» **The exercise**: Reproduce all of the data below without alteration; exclude every picture.
-- START OF Collected data --
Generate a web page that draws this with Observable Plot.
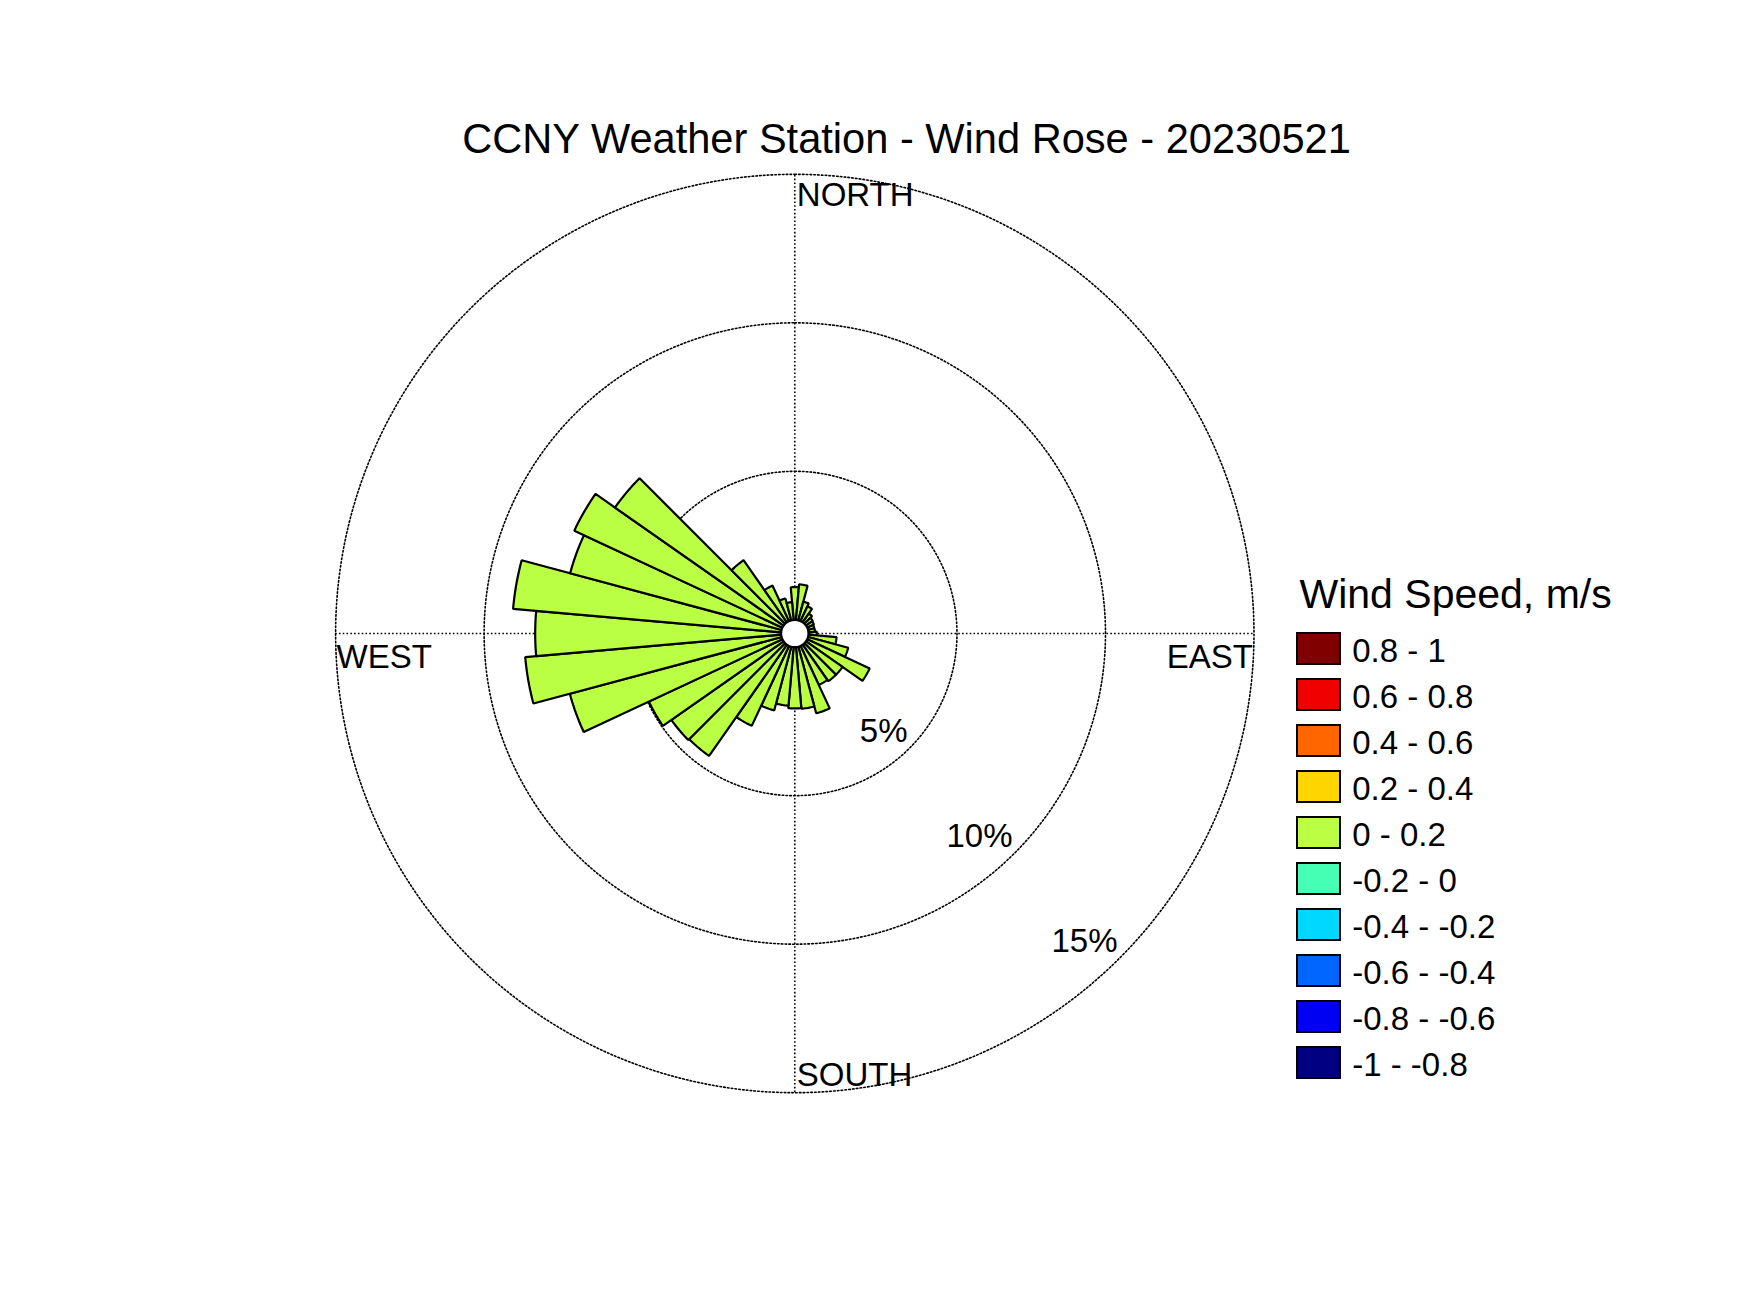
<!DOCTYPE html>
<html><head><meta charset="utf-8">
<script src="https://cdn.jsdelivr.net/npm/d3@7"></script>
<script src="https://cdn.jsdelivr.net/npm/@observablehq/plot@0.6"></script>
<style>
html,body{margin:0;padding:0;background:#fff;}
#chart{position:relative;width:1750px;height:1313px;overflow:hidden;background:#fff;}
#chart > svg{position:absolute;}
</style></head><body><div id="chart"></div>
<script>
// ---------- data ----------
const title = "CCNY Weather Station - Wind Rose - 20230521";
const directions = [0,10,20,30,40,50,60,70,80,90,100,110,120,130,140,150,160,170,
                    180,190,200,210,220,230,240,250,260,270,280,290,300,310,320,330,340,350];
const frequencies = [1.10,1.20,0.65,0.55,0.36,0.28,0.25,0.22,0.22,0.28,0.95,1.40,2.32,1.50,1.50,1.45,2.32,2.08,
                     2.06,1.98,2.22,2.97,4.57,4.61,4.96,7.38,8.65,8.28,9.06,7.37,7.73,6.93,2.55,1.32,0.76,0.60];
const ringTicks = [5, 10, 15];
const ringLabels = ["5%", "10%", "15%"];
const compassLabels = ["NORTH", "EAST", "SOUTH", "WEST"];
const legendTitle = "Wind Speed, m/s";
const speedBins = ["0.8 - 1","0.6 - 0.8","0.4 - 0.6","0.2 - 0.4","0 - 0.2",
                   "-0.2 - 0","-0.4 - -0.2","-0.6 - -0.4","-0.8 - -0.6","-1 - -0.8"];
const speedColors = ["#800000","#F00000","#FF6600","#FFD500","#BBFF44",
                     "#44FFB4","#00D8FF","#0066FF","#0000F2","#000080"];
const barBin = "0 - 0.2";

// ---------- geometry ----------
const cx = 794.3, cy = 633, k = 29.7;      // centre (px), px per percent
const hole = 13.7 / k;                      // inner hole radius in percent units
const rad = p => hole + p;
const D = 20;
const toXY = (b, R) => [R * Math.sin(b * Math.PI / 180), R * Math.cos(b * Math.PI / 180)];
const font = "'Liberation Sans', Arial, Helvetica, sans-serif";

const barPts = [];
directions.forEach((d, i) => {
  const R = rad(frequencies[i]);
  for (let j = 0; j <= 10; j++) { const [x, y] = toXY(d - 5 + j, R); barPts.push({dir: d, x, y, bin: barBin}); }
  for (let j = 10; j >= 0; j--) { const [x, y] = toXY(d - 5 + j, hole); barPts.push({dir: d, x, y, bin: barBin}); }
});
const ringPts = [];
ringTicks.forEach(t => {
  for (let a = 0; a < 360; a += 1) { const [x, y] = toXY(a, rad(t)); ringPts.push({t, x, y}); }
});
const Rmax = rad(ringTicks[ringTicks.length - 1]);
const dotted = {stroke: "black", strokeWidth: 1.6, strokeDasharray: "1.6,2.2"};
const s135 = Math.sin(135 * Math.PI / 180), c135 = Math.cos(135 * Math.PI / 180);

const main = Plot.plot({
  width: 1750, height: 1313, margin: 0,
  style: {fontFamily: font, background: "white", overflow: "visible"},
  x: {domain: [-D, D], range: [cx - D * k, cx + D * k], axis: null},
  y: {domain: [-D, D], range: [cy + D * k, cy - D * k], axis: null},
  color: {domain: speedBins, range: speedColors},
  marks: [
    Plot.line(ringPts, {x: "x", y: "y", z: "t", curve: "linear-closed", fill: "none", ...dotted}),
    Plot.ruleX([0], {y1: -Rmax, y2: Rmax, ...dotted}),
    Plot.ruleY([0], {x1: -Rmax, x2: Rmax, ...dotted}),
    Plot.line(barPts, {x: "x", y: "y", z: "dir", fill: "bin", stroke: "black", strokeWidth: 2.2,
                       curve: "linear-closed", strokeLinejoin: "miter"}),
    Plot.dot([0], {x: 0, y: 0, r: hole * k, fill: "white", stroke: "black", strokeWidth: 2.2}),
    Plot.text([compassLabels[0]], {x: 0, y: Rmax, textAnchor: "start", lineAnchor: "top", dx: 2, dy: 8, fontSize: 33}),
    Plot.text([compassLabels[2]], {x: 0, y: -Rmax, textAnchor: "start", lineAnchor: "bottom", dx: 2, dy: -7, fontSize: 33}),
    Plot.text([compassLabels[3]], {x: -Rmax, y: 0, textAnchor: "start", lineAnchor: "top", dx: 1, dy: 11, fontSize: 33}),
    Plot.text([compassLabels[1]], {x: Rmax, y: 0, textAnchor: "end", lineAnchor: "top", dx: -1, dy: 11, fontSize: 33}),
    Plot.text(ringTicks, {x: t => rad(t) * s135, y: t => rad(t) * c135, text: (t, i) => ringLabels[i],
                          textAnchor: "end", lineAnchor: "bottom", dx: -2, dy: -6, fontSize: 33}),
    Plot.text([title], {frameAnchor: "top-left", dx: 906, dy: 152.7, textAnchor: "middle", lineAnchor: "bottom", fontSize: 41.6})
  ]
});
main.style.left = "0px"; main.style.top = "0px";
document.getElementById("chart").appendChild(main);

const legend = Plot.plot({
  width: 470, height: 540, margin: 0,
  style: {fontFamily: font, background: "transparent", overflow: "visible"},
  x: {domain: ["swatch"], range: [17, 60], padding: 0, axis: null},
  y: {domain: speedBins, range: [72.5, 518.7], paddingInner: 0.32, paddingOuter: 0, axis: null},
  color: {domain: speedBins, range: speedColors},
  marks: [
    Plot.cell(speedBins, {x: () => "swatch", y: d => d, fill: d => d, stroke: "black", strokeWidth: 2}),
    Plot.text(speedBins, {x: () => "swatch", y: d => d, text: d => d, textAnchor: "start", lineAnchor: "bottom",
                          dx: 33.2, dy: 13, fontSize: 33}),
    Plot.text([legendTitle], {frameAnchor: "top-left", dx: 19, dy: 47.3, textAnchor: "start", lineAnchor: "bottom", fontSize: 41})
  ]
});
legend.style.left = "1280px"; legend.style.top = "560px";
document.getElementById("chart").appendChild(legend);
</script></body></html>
-- END OF Collected data --
» **Result**:
Generate a web page that draws this with Observable Plot.
<!DOCTYPE html>
<html><head><meta charset="utf-8">
<script src="https://cdn.jsdelivr.net/npm/d3@7"></script>
<script src="https://cdn.jsdelivr.net/npm/@observablehq/plot@0.6"></script>
<style>
html,body{margin:0;padding:0;background:#fff;}
#chart{position:relative;width:1750px;height:1313px;overflow:hidden;background:#fff;}
#chart > svg{position:absolute;}
</style></head><body><div id="chart"></div>
<script>
// ---------- data ----------
const title = "CCNY Weather Station - Wind Rose - 20230521";
const directions = [0,10,20,30,40,50,60,70,80,90,100,110,120,130,140,150,160,170,
                    180,190,200,210,220,230,240,250,260,270,280,290,300,310,320,330,340,350];
const frequencies = [1.10,1.20,0.65,0.55,0.36,0.28,0.25,0.22,0.22,0.28,0.95,1.40,2.32,1.50,1.50,1.45,2.32,2.08,
                     2.06,1.98,2.22,2.97,4.57,4.61,4.96,7.38,8.65,8.28,9.06,7.37,7.73,6.93,2.55,1.32,0.76,0.60];
const ringTicks = [5, 10, 15];
const ringLabels = ["5%", "10%", "15%"];
const compassLabels = ["NORTH", "EAST", "SOUTH", "WEST"];
const legendTitle = "Wind Speed, m/s";
const speedBins = ["0.8 - 1","0.6 - 0.8","0.4 - 0.6","0.2 - 0.4","0 - 0.2",
                   "-0.2 - 0","-0.4 - -0.2","-0.6 - -0.4","-0.8 - -0.6","-1 - -0.8"];
const speedColors = ["#800000","#F00000","#FF6600","#FFD500","#BBFF44",
                     "#44FFB4","#00D8FF","#0066FF","#0000F2","#000080"];
const barBin = "0 - 0.2";

// ---------- geometry ----------
const cx = 794.3, cy = 633, k = 29.7;      // centre (px), px per percent
const hole = 13.7 / k;                      // inner hole radius in percent units
const rad = p => hole + p;
const D = 20;
const toXY = (b, R) => [R * Math.sin(b * Math.PI / 180), R * Math.cos(b * Math.PI / 180)];
const font = "'Liberation Sans', Arial, Helvetica, sans-serif";

const barPts = [];
directions.forEach((d, i) => {
  const R = rad(frequencies[i]);
  for (let j = 0; j <= 10; j++) { const [x, y] = toXY(d - 5 + j, R); barPts.push({dir: d, x, y, bin: barBin}); }
  for (let j = 10; j >= 0; j--) { const [x, y] = toXY(d - 5 + j, hole); barPts.push({dir: d, x, y, bin: barBin}); }
});
const ringPts = [];
ringTicks.forEach(t => {
  for (let a = 0; a < 360; a += 1) { const [x, y] = toXY(a, rad(t)); ringPts.push({t, x, y}); }
});
const Rmax = rad(ringTicks[ringTicks.length - 1]);
const dotted = {stroke: "black", strokeWidth: 1.6, strokeDasharray: "1.6,2.2"};
const s135 = Math.sin(135 * Math.PI / 180), c135 = Math.cos(135 * Math.PI / 180);

const main = Plot.plot({
  width: 1750, height: 1313, margin: 0,
  style: {fontFamily: font, background: "white", overflow: "visible"},
  x: {domain: [-D, D], range: [cx - D * k, cx + D * k], axis: null},
  y: {domain: [-D, D], range: [cy + D * k, cy - D * k], axis: null},
  color: {domain: speedBins, range: speedColors},
  marks: [
    Plot.line(ringPts, {x: "x", y: "y", z: "t", curve: "linear-closed", fill: "none", ...dotted}),
    Plot.ruleX([0], {y1: -Rmax, y2: Rmax, ...dotted}),
    Plot.ruleY([0], {x1: -Rmax, x2: Rmax, ...dotted}),
    Plot.line(barPts, {x: "x", y: "y", z: "dir", fill: "bin", stroke: "black", strokeWidth: 2.2,
                       curve: "linear-closed", strokeLinejoin: "miter"}),
    Plot.dot([0], {x: 0, y: 0, r: hole * k, fill: "white", stroke: "black", strokeWidth: 2.2}),
    Plot.text([compassLabels[0]], {x: 0, y: Rmax, textAnchor: "start", lineAnchor: "top", dx: 2, dy: 8, fontSize: 33}),
    Plot.text([compassLabels[2]], {x: 0, y: -Rmax, textAnchor: "start", lineAnchor: "bottom", dx: 2, dy: -7, fontSize: 33}),
    Plot.text([compassLabels[3]], {x: -Rmax, y: 0, textAnchor: "start", lineAnchor: "top", dx: 1, dy: 11, fontSize: 33}),
    Plot.text([compassLabels[1]], {x: Rmax, y: 0, textAnchor: "end", lineAnchor: "top", dx: -1, dy: 11, fontSize: 33}),
    Plot.text(ringTicks, {x: t => rad(t) * s135, y: t => rad(t) * c135, text: (t, i) => ringLabels[i],
                          textAnchor: "end", lineAnchor: "bottom", dx: -2, dy: -6, fontSize: 33}),
    Plot.text([title], {frameAnchor: "top-left", dx: 906, dy: 152.7, textAnchor: "middle", lineAnchor: "bottom", fontSize: 41.6})
  ]
});
main.style.left = "0px"; main.style.top = "0px";
document.getElementById("chart").appendChild(main);

const legend = Plot.plot({
  width: 470, height: 540, margin: 0,
  style: {fontFamily: font, background: "transparent", overflow: "visible"},
  x: {domain: ["swatch"], range: [17, 60], padding: 0, axis: null},
  y: {domain: speedBins, range: [72.5, 518.7], paddingInner: 0.32, paddingOuter: 0, axis: null},
  color: {domain: speedBins, range: speedColors},
  marks: [
    Plot.cell(speedBins, {x: () => "swatch", y: d => d, fill: d => d, stroke: "black", strokeWidth: 2}),
    Plot.text(speedBins, {x: () => "swatch", y: d => d, text: d => d, textAnchor: "start", lineAnchor: "bottom",
                          dx: 33.2, dy: 13, fontSize: 33}),
    Plot.text([legendTitle], {frameAnchor: "top-left", dx: 19, dy: 47.3, textAnchor: "start", lineAnchor: "bottom", fontSize: 41})
  ]
});
legend.style.left = "1280px"; legend.style.top = "560px";
document.getElementById("chart").appendChild(legend);
</script></body></html>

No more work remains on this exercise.